The vendor was among three whose hats were in the ring to create a solution that would permit non-3000 computers to run MPE/iX applications and software. HP has made an MPE/iX emulation license available, but none of the emulator vendors has released the rest of the solution.
Allegro Consultants was mentioned in the early talks about emulation, but president Steve Cooper long ago put rumors of an Allegro-branded product to rest. Over the past five years Allegro has been mentioned as a partner in a project that Strobe would lead, since Allegro boasts one of the best stables of PA-RISC experts in the world.
Strobe's business revolves around emulating Digital minicomputers and the HP 1000 mini, systems which are used to control processes in real-time computing. The current economic lull -- HP was still reporting declines in all of its businesses except services -- has set the 3000/PA-RISC emulation work onto Strobe's back burner.
"We are just trying to survive the lull in government orders right now," Tibbetts said. "The trouble is that the sales of our [Digital] PDP-11 line are down. The PDP-11s became unreliable more quickly and we have sold a bunch of them in the past, but the easy ones have already been captured."
Stromasys, the emulator vendor whose labs are in Europe with sales offices around the world, announced this summer that it was putting its PA-RISC emulation solution into alpha testing this fall. The Stromasys product won't rely on hardware components, going to an all-software solution that provides cross-platform virtualization. The emulator will permit MPE/iX to boot up and run on Intel's Xeon-x86 processor family as well as AMD's PC chips.

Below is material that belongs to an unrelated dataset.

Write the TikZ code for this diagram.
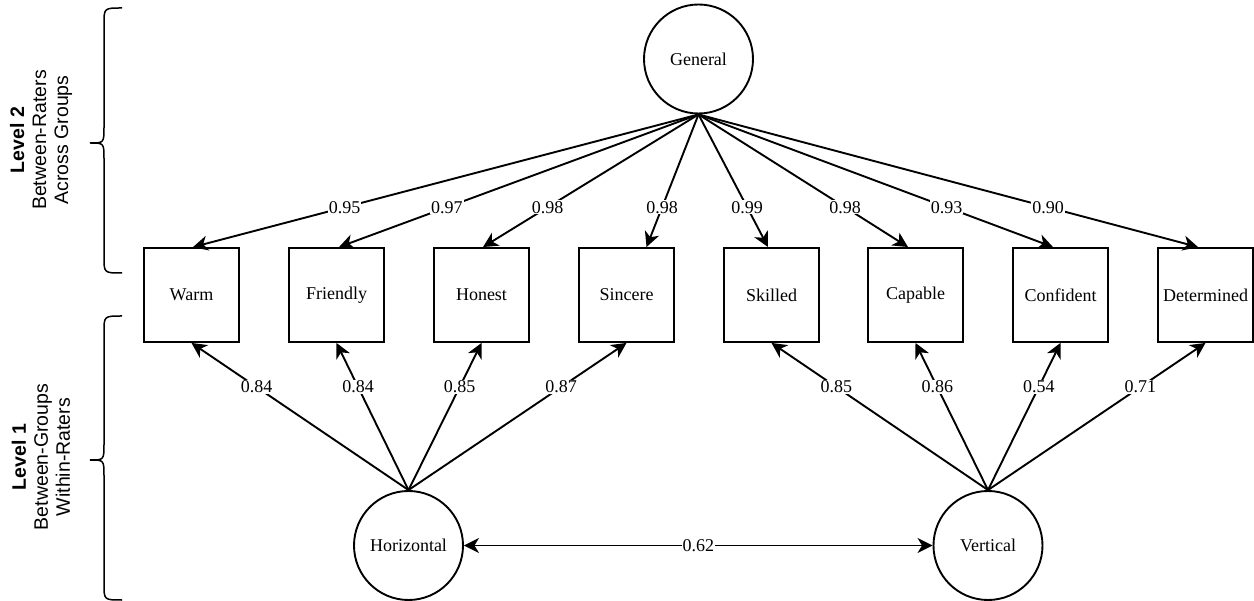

Tibbetts said that Strobe has leaned itself up in order to weather the lull and it continues to meet with customers to secure new emulator sales in the 1000 and PDP markets. He added that he's traveling to New York State this week to install an emulation product at BAE Systems, which is testing US military jet engines using 1985-era minicomputers.
The sidetracking of emulator work at Strobe can be viewed in more than one perspective. HP 3000 community members have long wondered if competing emulator solutions could survive in the MPE/iX marketplace. The market has a strong inventory of used hardware, much of which could be considered an upgrade for owners of older 3000s. Companies have left the market which might have been emulator customers, had HP made technology licensing available sooner to the vendors' R&D teams.
But Strobe's Willard West, who was the first to announce an emulator product in 2002, has said his market has an extraordinarily long lifecycle. Just because a company didn't need an emulator in 2009 does not mean the requirement won't arise four years later.
The sales cycle of an emulator also depends on the durability of the computers being emulated, Tibbetts added. "The HP 1000s have remained reliable longer than the PDPs -- which is good for the owners of HP 1000 systems, but that leaves us with a slump right now. The good news for us is that even old-style HP quality is not enough to keep disc drives running forever."
Tibbetts said that the 3000 emulator project, which would leverage some of the technology the company uses in its Kestrel HP 1000 emulator, hasn't been canceled at Strobe. The company competes with Stromasys in the PDP marketplace, where Strobe has been serving customers who saw system vendors give up on minicomputers long ago.
"In the minicomputer marketplace, DEC and Data General and HP fought valiantly for quite a few years," Tibbetts said. "Then they all just kind of went away, and here we are, supplying a solution to the people that bought into the minicomputers at the time."
A persistent viewpoint, expressed by 3000 owners who are migrating, asserts that emulators will never make a substantial difference to the lifespan of the MPE/iX marketplace. While Strobe and Stromasys don't believe their products will alter the end-date of minicomputer use, their solutions give companies and governments a way to contain costs and stay in command.
A decision to fly Kiowa helicopters another five years in the US military means that minicomputer test systems must stay online that much longer, Tibbetts pointed out. Projects to migrate to alternative solutions in the real-time computing world can deliver failure consistently.
"In the past they have tried to go to other solutions," he said of real-time system owners. "They've found that the realities are that minicomputers just worked differently than PCs. I've seen lots of money flushed down holes trying to get a PC to do what a minicomputer had done."
The system distinctions for HP 3000s versus PCs are not as pronounced, he added. While that makes the emulation's tech prospects healthier, the marketplace could be tougher than in the real-time markets. "What makes it a little scary in thinking about the 3000 [emulation] is that you don't have that same deep penetration of technology," he said. "You don't have your tentacles deep into the customer's processes the way the real-time system does."
The technical promise is profound, however. Tibbetts said that he's going to BAE to upgrade an HP 1000 that had no provision for standards-based network connections. A simple serial port on the computer will be transformed into a port for telnet protocol -- the kind of quantum leap that a 3000 hardware cross-platform virtualizer could deliver five years from now to hit a moving technology target.